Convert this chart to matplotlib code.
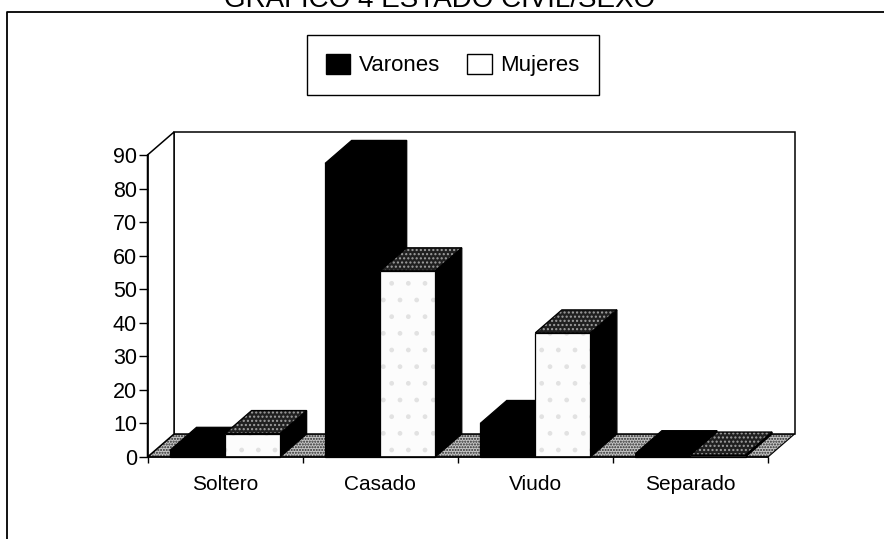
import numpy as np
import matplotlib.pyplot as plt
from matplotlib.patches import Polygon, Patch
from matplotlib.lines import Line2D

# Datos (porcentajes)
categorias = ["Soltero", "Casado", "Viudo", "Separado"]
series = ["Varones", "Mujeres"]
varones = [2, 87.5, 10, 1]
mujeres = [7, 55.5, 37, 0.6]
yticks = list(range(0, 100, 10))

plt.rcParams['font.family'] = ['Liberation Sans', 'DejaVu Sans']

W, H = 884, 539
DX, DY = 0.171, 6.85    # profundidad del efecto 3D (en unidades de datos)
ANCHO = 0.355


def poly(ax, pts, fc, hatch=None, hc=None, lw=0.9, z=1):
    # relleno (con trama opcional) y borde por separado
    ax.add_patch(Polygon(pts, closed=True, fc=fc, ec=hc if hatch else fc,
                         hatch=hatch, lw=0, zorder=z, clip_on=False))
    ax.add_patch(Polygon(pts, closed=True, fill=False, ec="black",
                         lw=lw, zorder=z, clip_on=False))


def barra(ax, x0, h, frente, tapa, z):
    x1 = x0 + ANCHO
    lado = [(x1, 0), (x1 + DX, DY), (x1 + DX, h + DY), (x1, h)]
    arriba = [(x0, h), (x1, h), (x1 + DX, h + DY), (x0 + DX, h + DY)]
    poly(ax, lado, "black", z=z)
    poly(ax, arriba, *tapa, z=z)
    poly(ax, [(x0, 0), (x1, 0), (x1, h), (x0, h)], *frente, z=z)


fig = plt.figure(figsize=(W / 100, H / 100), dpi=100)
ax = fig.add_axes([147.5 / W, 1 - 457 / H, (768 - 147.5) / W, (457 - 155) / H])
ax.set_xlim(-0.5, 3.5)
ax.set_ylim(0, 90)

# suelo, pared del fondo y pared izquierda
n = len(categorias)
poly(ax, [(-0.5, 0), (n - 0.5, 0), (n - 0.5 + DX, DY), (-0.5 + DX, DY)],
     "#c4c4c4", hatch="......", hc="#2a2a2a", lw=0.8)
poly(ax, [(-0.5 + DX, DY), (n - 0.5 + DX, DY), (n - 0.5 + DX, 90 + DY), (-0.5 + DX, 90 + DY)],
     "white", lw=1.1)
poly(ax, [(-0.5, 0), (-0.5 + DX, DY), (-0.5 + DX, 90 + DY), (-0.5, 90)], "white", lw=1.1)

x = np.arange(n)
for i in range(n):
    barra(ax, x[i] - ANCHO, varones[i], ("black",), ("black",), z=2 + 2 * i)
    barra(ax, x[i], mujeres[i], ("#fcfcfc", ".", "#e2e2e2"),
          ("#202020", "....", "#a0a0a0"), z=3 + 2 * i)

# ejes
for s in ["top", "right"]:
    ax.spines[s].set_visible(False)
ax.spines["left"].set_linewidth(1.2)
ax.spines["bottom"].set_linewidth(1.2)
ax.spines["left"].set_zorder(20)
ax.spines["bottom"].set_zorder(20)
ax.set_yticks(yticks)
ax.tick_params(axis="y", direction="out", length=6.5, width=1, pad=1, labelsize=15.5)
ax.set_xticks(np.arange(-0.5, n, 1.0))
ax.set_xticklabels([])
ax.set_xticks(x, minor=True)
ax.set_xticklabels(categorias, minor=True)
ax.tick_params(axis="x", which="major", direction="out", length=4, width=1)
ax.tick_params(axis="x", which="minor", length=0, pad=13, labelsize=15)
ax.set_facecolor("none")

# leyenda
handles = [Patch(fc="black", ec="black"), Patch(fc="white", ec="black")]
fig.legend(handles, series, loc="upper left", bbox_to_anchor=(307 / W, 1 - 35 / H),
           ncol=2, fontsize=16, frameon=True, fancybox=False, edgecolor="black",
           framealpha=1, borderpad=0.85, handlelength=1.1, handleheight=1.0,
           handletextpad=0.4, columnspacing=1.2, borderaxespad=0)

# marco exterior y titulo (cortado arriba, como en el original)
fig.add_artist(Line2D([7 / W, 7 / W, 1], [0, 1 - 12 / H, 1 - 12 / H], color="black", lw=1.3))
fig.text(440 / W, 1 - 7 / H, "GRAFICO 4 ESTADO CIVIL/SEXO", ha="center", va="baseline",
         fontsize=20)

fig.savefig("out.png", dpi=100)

Task to complete = Using the listing above, show every line that includes the string "matplotlib".

The output =
Convert this chart to matplotlib code.
import matplotlib.pyplot as plt
from matplotlib.patches import Polygon, Patch
from matplotlib.lines import Line2D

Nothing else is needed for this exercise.